Entries taken from a collection

START

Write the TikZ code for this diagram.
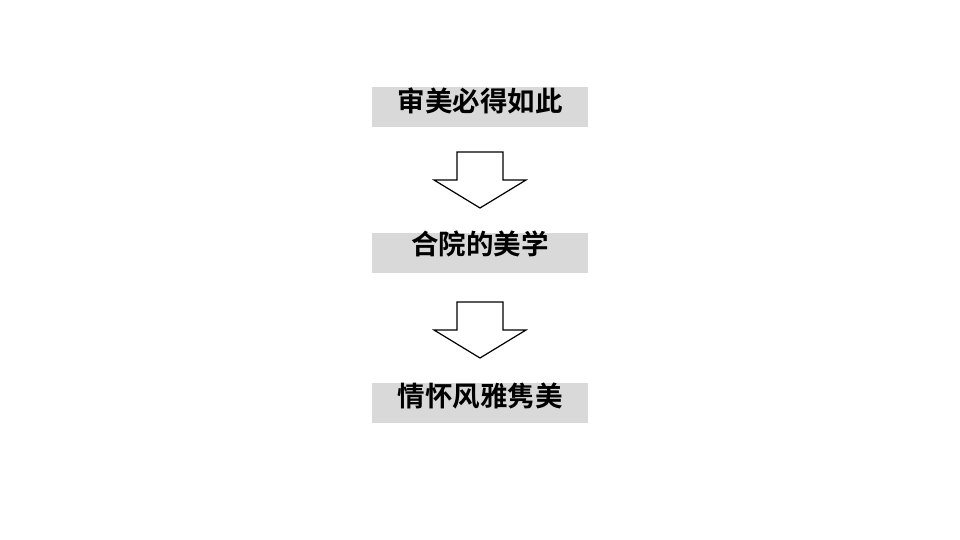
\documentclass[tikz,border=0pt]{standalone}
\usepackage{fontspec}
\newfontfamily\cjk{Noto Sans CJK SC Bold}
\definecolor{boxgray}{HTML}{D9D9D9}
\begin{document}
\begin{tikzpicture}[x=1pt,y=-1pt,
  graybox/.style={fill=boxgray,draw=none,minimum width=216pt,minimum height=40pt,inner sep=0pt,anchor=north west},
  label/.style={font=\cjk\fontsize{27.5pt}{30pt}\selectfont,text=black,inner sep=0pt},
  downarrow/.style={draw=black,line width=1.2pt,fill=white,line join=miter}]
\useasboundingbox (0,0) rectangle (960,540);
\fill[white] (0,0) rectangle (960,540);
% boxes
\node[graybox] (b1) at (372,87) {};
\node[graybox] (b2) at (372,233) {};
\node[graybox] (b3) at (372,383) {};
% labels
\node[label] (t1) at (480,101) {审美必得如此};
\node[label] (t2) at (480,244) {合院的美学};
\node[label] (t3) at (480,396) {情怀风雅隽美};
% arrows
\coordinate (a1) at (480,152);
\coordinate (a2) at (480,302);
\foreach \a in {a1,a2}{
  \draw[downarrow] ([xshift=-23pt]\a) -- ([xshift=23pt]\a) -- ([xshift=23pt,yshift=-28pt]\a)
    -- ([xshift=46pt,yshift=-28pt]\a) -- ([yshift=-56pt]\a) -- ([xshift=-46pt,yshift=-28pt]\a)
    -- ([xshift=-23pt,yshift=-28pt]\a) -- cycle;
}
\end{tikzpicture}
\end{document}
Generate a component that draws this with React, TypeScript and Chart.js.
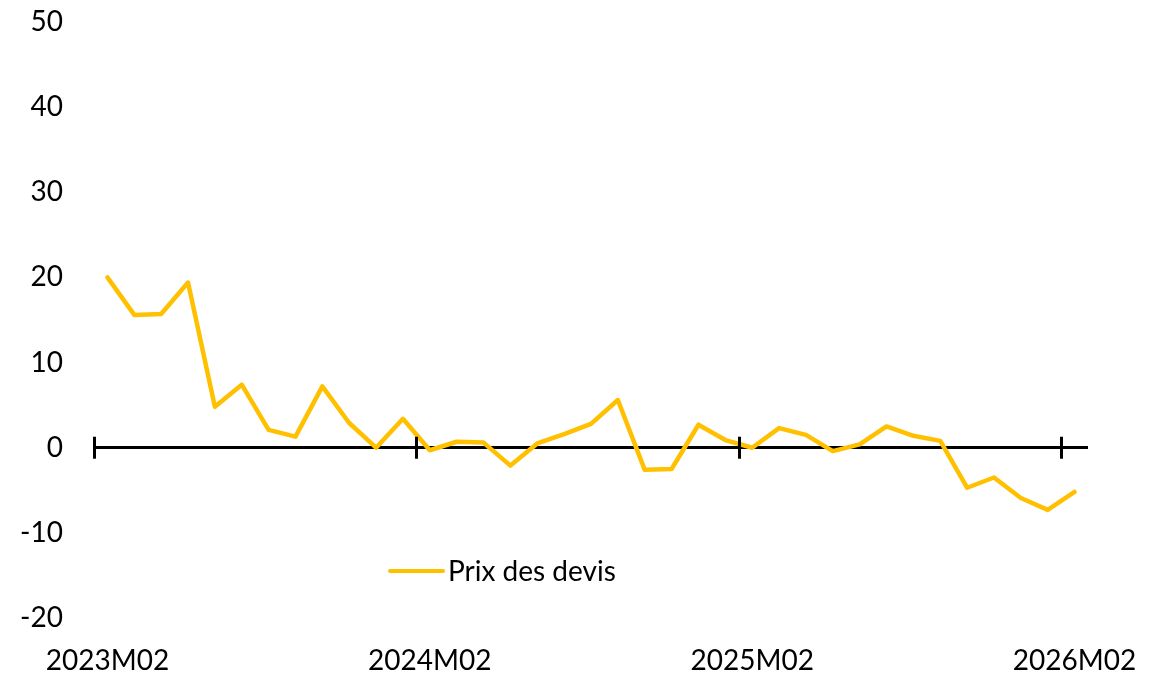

END

• [To do] Without the pictures, return all the records precisely as they stand.

• [Correct response]
Write the TikZ code for this diagram.
\documentclass[tikz,border=0pt]{standalone}
\usepackage{fontspec}
\newfontfamily\cjk{Noto Sans CJK SC Bold}
\definecolor{boxgray}{HTML}{D9D9D9}
\begin{document}
\begin{tikzpicture}[x=1pt,y=-1pt,
  graybox/.style={fill=boxgray,draw=none,minimum width=216pt,minimum height=40pt,inner sep=0pt,anchor=north west},
  label/.style={font=\cjk\fontsize{27.5pt}{30pt}\selectfont,text=black,inner sep=0pt},
  downarrow/.style={draw=black,line width=1.2pt,fill=white,line join=miter}]
\useasboundingbox (0,0) rectangle (960,540);
\fill[white] (0,0) rectangle (960,540);
% boxes
\node[graybox] (b1) at (372,87) {};
\node[graybox] (b2) at (372,233) {};
\node[graybox] (b3) at (372,383) {};
% labels
\node[label] (t1) at (480,101) {审美必得如此};
\node[label] (t2) at (480,244) {合院的美学};
\node[label] (t3) at (480,396) {情怀风雅隽美};
% arrows
\coordinate (a1) at (480,152);
\coordinate (a2) at (480,302);
\foreach \a in {a1,a2}{
  \draw[downarrow] ([xshift=-23pt]\a) -- ([xshift=23pt]\a) -- ([xshift=23pt,yshift=-28pt]\a)
    -- ([xshift=46pt,yshift=-28pt]\a) -- ([yshift=-56pt]\a) -- ([xshift=-46pt,yshift=-28pt]\a)
    -- ([xshift=-23pt,yshift=-28pt]\a) -- cycle;
}
\end{tikzpicture}
\end{document}
Generate a component that draws this with React, TypeScript and Chart.js.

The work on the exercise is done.